Quote, verbatim, all material below, without pictures.

# start of Information provided

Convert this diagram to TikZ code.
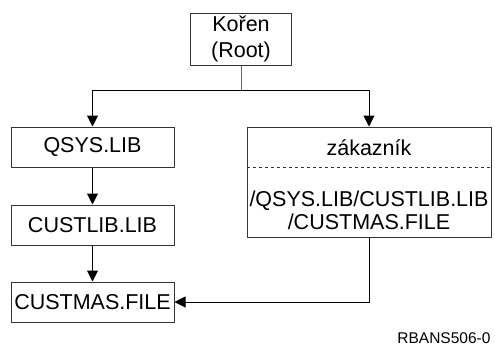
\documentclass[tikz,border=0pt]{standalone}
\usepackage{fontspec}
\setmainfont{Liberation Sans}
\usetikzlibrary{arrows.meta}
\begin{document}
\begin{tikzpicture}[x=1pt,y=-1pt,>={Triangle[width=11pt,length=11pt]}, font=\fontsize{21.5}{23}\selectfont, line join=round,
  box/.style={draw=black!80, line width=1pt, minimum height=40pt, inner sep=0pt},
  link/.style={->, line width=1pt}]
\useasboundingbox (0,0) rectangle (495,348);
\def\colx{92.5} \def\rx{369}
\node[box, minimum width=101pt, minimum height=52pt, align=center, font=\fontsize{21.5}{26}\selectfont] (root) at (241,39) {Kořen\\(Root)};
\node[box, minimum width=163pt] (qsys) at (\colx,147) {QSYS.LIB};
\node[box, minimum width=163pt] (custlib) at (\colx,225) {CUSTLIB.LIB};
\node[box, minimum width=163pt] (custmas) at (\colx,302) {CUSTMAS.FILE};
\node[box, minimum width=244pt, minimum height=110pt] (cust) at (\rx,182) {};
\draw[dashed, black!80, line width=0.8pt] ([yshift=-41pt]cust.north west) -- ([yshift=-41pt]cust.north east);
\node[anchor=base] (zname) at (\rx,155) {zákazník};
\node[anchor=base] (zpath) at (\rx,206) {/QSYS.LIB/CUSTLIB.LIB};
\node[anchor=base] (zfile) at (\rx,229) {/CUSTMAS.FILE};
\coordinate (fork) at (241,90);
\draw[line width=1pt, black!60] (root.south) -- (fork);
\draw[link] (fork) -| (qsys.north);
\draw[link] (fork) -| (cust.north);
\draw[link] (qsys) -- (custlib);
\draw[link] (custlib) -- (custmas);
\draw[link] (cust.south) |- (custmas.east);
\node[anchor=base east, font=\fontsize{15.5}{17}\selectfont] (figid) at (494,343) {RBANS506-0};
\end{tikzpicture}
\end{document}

# end of Information provided

Complete output:
Convert this diagram to TikZ code.
\documentclass[tikz,border=0pt]{standalone}
\usepackage{fontspec}
\setmainfont{Liberation Sans}
\usetikzlibrary{arrows.meta}
\begin{document}
\begin{tikzpicture}[x=1pt,y=-1pt,>={Triangle[width=11pt,length=11pt]}, font=\fontsize{21.5}{23}\selectfont, line join=round,
  box/.style={draw=black!80, line width=1pt, minimum height=40pt, inner sep=0pt},
  link/.style={->, line width=1pt}]
\useasboundingbox (0,0) rectangle (495,348);
\def\colx{92.5} \def\rx{369}
\node[box, minimum width=101pt, minimum height=52pt, align=center, font=\fontsize{21.5}{26}\selectfont] (root) at (241,39) {Kořen\\(Root)};
\node[box, minimum width=163pt] (qsys) at (\colx,147) {QSYS.LIB};
\node[box, minimum width=163pt] (custlib) at (\colx,225) {CUSTLIB.LIB};
\node[box, minimum width=163pt] (custmas) at (\colx,302) {CUSTMAS.FILE};
\node[box, minimum width=244pt, minimum height=110pt] (cust) at (\rx,182) {};
\draw[dashed, black!80, line width=0.8pt] ([yshift=-41pt]cust.north west) -- ([yshift=-41pt]cust.north east);
\node[anchor=base] (zname) at (\rx,155) {zákazník};
\node[anchor=base] (zpath) at (\rx,206) {/QSYS.LIB/CUSTLIB.LIB};
\node[anchor=base] (zfile) at (\rx,229) {/CUSTMAS.FILE};
\coordinate (fork) at (241,90);
\draw[line width=1pt, black!60] (root.south) -- (fork);
\draw[link] (fork) -| (qsys.north);
\draw[link] (fork) -| (cust.north);
\draw[link] (qsys) -- (custlib);
\draw[link] (custlib) -- (custmas);
\draw[link] (cust.south) |- (custmas.east);
\node[anchor=base east, font=\fontsize{15.5}{17}\selectfont] (figid) at (494,343) {RBANS506-0};
\end{tikzpicture}
\end{document}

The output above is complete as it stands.